### The request
Repeat verbatim only the lines from the one with "Convert this chart to matplotlib code." through the one with "plt.rcParams['font.family'] = ['Liberation", both ends kept. Pictures stay out.

### Exercise inputs
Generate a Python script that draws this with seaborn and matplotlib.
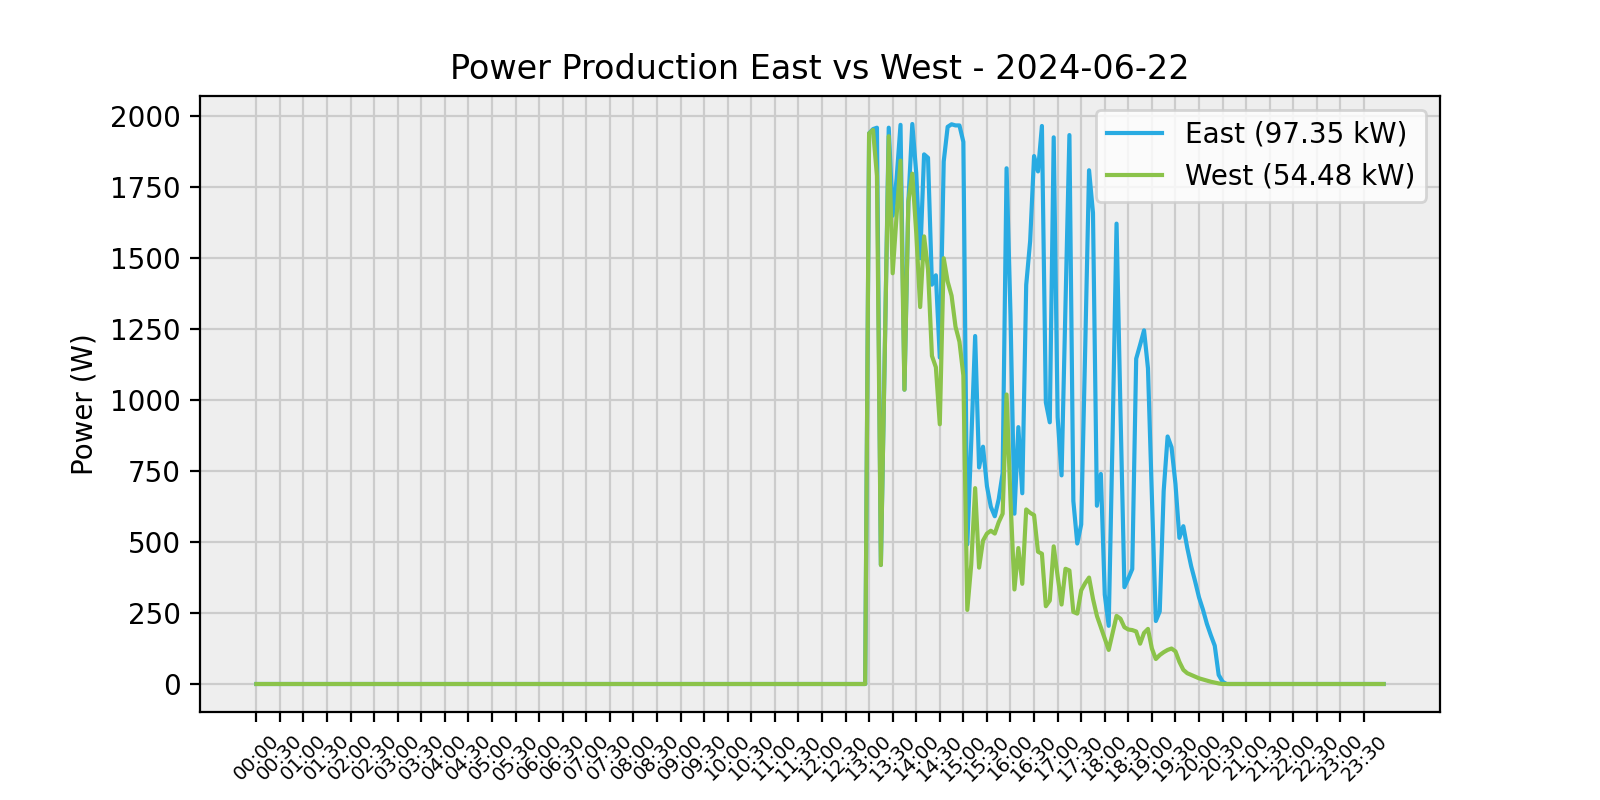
import numpy as np
import pandas as pd
import matplotlib
matplotlib.use("Agg")
import matplotlib.pyplot as plt
import seaborn as sns

# 5-minute samples over the day
times = [f"{h:02d}:{m:02d}" for h in range(24) for m in range(0, 60, 5)]

# daytime readings (W) starting at 12:55; all other samples are 0
day_start = "12:55"
east_day = [0, 1940, 1955, 1960, 420, 1175, 1960, 1650, 1780, 1970,
            1037, 1700, 1973, 1800, 1500, 1866, 1854, 1407, 1440, 1150,
            1841, 1963, 1972, 1968, 1968, 1910, 492, 850, 1226, 763,
            836, 697, 624, 591, 651, 743, 1817, 1300, 600, 905,
            672, 1406, 1560, 1860, 1806, 1966, 992, 922, 1926, 940,
            735, 1340, 1934, 645, 495, 562, 1170, 1810, 1660, 628,
            740, 315, 205, 880, 1622, 960, 341, 372, 405, 1146,
            1195, 1246, 1112, 660, 222, 256, 680, 872, 834, 705,
            515, 556, 480, 415, 362, 305, 262, 212, 172, 135,
            32, 8, 0]
west_day = [0, 1940, 1952, 1790, 419, 1175, 1930, 1447, 1650, 1844,
            1037, 1700, 1798, 1590, 1328, 1577, 1460, 1156, 1116, 915,
            1500, 1418, 1368, 1259, 1206, 1087, 261, 420, 690, 410,
            505, 530, 540, 530, 570, 600, 1020, 650, 333, 479,
            353, 615, 603, 595, 466, 459, 274, 294, 485, 380,
            280, 406, 400, 254, 248, 330, 355, 375, 300, 240,
            200, 160, 120, 180, 240, 230, 200, 192, 190, 185,
            142, 180, 194, 125, 88, 102, 112, 120, 125, 115,
            78, 50, 38, 32, 26, 20, 16, 12, 8, 5,
            2, 0, 0]
east_total_kw = 97.35
west_total_kw = 54.48
title = "Power Production East vs West - 2024-06-22"

start = times.index(day_start)
east = np.zeros(len(times))
west = np.zeros(len(times))
east[start:start + len(east_day)] = east_day
west[start:start + len(west_day)] = west_day

df = pd.DataFrame({"idx": np.arange(len(times)), "time": times,
                   "East": east, "West": west})

fig, ax = plt.subplots(figsize=(8, 4), dpi=200)
ax.set_facecolor("#eeeeee")
ax.grid(True, color="#cccccc", linewidth=0.8)
ax.set_axisbelow(True)

sns.lineplot(data=df, x="idx", y="East", ax=ax, color="#29abe2",
             linewidth=1.5, label=f"East ({east_total_kw:.2f} kW)")
sns.lineplot(data=df, x="idx", y="West", ax=ax, color="#8bc34a",
             linewidth=1.5, label=f"West ({west_total_kw:.2f} kW)")

tick_pos = df["idx"].values[::6]
ax.set_xticks(tick_pos)
ax.set_xticklabels(df["time"].values[::6], rotation=45, fontsize=7)
ax.set_xlabel("")
ax.set_ylabel("Power (W)")
ax.set_title(title)
ax.legend(loc="upper right")

fig.savefig("out.png", dpi=200)
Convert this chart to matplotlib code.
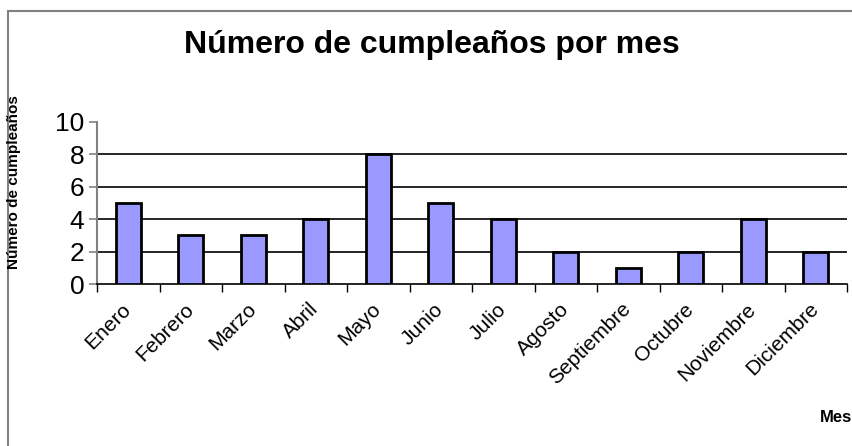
import matplotlib.pyplot as plt
import numpy as np
from matplotlib.patches import Rectangle

meses = ['Enero', 'Febrero', 'Marzo', 'Abril', 'Mayo', 'Junio', 'Julio',
         'Agosto', 'Septiembre', 'Octubre', 'Noviembre', 'Diciembre']
cumples = [5, 3, 3, 4, 8, 5, 4, 2, 1, 2, 4, 2]
yticks = [0, 2, 4, 6, 8, 10]

plt.rcParams['font.family'] = ['Liberation Sans', 'DejaVu Sans']

fig = plt.figure(figsize=(8.52, 4.46), dpi=100)
W, H = 852, 446
# plot area: x 97..847, y 122..284 (pixels)
ax = fig.add_axes([97 / W, 1 - 284 / H, 750 / W, 162 / H])

x = np.arange(len(meses))
ax.bar(x, cumples, width=0.4, color='#9999FF', edgecolor='black',
       linewidth=2, zorder=3)

ax.set_xlim(-0.5, len(meses) - 0.5)
ax.set_ylim(0, 10)
ax.set_yticks(yticks)
ax.set_yticklabels([str(v) for v in yticks], fontsize=19)
for v in yticks[1:-1]:
    ax.axhline(v, color='black', linewidth=1.2, zorder=1)

ax.set_xticks(np.arange(len(meses) + 1) - 0.5)
ax.set_xticklabels([])
ax.set_xticks(x, minor=True)
ax.set_xticklabels(meses, minor=True, rotation=45, ha='right', va='center',
                   rotation_mode='anchor', fontsize=15)
ax.tick_params(axis='x', which='minor', length=0, pad=16)
ax.tick_params(axis='x', which='major', length=6, direction='out',
               color='black', width=1)
ax.tick_params(axis='y', length=6, direction='out', color='#808080',
               width=1.2, pad=3)

for s in ['top', 'right']:
    ax.spines[s].set_visible(False)
ax.spines['left'].set_color('#808080')
ax.spines['left'].set_linewidth(1.5)
ax.spines['bottom'].set_color('black')
ax.spines['bottom'].set_linewidth(1.2)

fig.text(432 / W, 1 - 45 / H, 'Número de cumpleaños por mes', ha='center',
         va='center', fontsize=23, fontweight='bold')
fig.text(14 / W, 1 - 182 / H, 'Número de cumpleaños', rotation=90,
         ha='center', va='center', fontsize=11, fontweight='bold')
fig.text(836 / W, 1 - 417 / H, 'Mes', ha='center', va='center',
         fontsize=12, fontweight='bold')

# chart border
fig.patches.append(Rectangle((8 / W, -0.1), 1.2, 1 - 11 / H + 0.1,
                             transform=fig.transFigure, fill=False,
                             edgecolor='#808080', linewidth=1.5))

fig.savefig('out.png', dpi=100)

### Solved problem
Convert this chart to matplotlib code.
import matplotlib.pyplot as plt
import numpy as np
from matplotlib.patches import Rectangle

meses = ['Enero', 'Febrero', 'Marzo', 'Abril', 'Mayo', 'Junio', 'Julio',
         'Agosto', 'Septiembre', 'Octubre', 'Noviembre', 'Diciembre']
cumples = [5, 3, 3, 4, 8, 5, 4, 2, 1, 2, 4, 2]
yticks = [0, 2, 4, 6, 8, 10]

plt.rcParams['font.family'] = ['Liberation Sans', 'DejaVu Sans']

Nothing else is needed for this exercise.